→ **Aim**
Set all the material down again unchanged, without the pictures.

** Start Collected data **

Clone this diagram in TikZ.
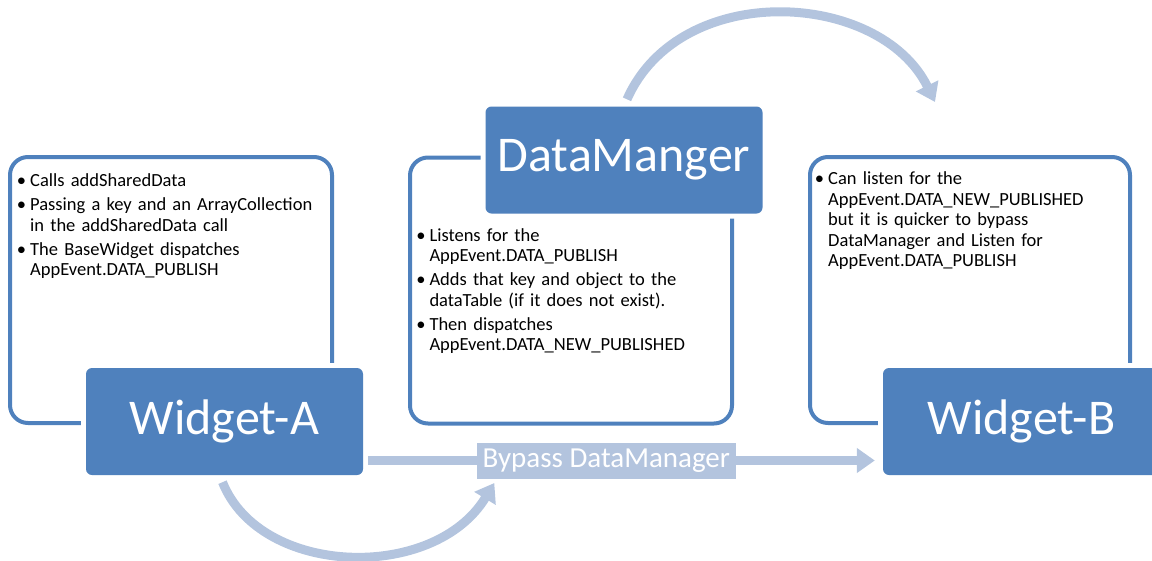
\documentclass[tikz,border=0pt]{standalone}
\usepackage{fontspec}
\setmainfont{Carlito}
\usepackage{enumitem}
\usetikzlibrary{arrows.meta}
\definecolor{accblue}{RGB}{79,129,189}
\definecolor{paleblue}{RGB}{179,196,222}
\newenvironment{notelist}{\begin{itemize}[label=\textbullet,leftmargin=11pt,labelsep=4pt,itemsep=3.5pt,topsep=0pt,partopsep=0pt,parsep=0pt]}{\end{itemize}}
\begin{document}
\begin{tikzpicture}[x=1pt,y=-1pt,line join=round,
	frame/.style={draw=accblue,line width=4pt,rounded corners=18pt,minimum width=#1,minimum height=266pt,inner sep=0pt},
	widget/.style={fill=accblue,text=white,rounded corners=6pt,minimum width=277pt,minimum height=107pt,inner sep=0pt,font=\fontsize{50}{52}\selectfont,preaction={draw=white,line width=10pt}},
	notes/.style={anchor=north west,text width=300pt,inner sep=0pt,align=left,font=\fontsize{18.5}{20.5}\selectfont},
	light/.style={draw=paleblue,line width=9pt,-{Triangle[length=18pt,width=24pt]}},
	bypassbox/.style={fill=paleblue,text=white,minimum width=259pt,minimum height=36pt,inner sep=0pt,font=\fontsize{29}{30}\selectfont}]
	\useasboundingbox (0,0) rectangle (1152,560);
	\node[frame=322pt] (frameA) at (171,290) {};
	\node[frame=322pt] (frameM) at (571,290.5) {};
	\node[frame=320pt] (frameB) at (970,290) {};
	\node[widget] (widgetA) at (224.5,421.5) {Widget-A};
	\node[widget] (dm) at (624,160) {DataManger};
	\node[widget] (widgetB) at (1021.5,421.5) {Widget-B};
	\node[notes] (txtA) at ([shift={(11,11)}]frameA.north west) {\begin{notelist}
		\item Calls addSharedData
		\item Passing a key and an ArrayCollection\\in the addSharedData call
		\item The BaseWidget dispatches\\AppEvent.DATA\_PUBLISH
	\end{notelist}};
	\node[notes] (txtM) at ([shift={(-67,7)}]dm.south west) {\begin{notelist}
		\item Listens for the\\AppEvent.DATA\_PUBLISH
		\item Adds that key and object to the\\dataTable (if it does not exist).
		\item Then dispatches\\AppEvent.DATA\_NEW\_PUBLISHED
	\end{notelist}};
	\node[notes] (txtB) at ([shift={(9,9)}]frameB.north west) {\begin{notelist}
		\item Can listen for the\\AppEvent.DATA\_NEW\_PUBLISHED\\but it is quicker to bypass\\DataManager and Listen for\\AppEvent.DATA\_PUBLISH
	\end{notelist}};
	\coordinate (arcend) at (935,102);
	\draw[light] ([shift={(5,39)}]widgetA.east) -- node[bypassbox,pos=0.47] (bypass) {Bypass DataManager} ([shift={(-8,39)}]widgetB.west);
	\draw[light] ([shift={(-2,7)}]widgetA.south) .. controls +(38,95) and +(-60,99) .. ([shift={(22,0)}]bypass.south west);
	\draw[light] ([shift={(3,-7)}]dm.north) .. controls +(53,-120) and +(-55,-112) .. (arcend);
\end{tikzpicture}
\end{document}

** End Collected data **

→ **Reply to the task**
Clone this diagram in TikZ.
\documentclass[tikz,border=0pt]{standalone}
\usepackage{fontspec}
\setmainfont{Carlito}
\usepackage{enumitem}
\usetikzlibrary{arrows.meta}
\definecolor{accblue}{RGB}{79,129,189}
\definecolor{paleblue}{RGB}{179,196,222}
\newenvironment{notelist}{\begin{itemize}[label=\textbullet,leftmargin=11pt,labelsep=4pt,itemsep=3.5pt,topsep=0pt,partopsep=0pt,parsep=0pt]}{\end{itemize}}
\begin{document}
\begin{tikzpicture}[x=1pt,y=-1pt,line join=round,
	frame/.style={draw=accblue,line width=4pt,rounded corners=18pt,minimum width=#1,minimum height=266pt,inner sep=0pt},
	widget/.style={fill=accblue,text=white,rounded corners=6pt,minimum width=277pt,minimum height=107pt,inner sep=0pt,font=\fontsize{50}{52}\selectfont,preaction={draw=white,line width=10pt}},
	notes/.style={anchor=north west,text width=300pt,inner sep=0pt,align=left,font=\fontsize{18.5}{20.5}\selectfont},
	light/.style={draw=paleblue,line width=9pt,-{Triangle[length=18pt,width=24pt]}},
	bypassbox/.style={fill=paleblue,text=white,minimum width=259pt,minimum height=36pt,inner sep=0pt,font=\fontsize{29}{30}\selectfont}]
	\useasboundingbox (0,0) rectangle (1152,560);
	\node[frame=322pt] (frameA) at (171,290) {};
	\node[frame=322pt] (frameM) at (571,290.5) {};
	\node[frame=320pt] (frameB) at (970,290) {};
	\node[widget] (widgetA) at (224.5,421.5) {Widget-A};
	\node[widget] (dm) at (624,160) {DataManger};
	\node[widget] (widgetB) at (1021.5,421.5) {Widget-B};
	\node[notes] (txtA) at ([shift={(11,11)}]frameA.north west) {\begin{notelist}
		\item Calls addSharedData
		\item Passing a key and an ArrayCollection\\in the addSharedData call
		\item The BaseWidget dispatches\\AppEvent.DATA\_PUBLISH
	\end{notelist}};
	\node[notes] (txtM) at ([shift={(-67,7)}]dm.south west) {\begin{notelist}
		\item Listens for the\\AppEvent.DATA\_PUBLISH
		\item Adds that key and object to the\\dataTable (if it does not exist).
		\item Then dispatches\\AppEvent.DATA\_NEW\_PUBLISHED
	\end{notelist}};
	\node[notes] (txtB) at ([shift={(9,9)}]frameB.north west) {\begin{notelist}
		\item Can listen for the\\AppEvent.DATA\_NEW\_PUBLISHED\\but it is quicker to bypass\\DataManager and Listen for\\AppEvent.DATA\_PUBLISH
	\end{notelist}};
	\coordinate (arcend) at (935,102);
	\draw[light] ([shift={(5,39)}]widgetA.east) -- node[bypassbox,pos=0.47] (bypass) {Bypass DataManager} ([shift={(-8,39)}]widgetB.west);
	\draw[light] ([shift={(-2,7)}]widgetA.south) .. controls +(38,95) and +(-60,99) .. ([shift={(22,0)}]bypass.south west);
	\draw[light] ([shift={(3,-7)}]dm.north) .. controls +(53,-120) and +(-55,-112) .. (arcend);
\end{tikzpicture}
\end{document}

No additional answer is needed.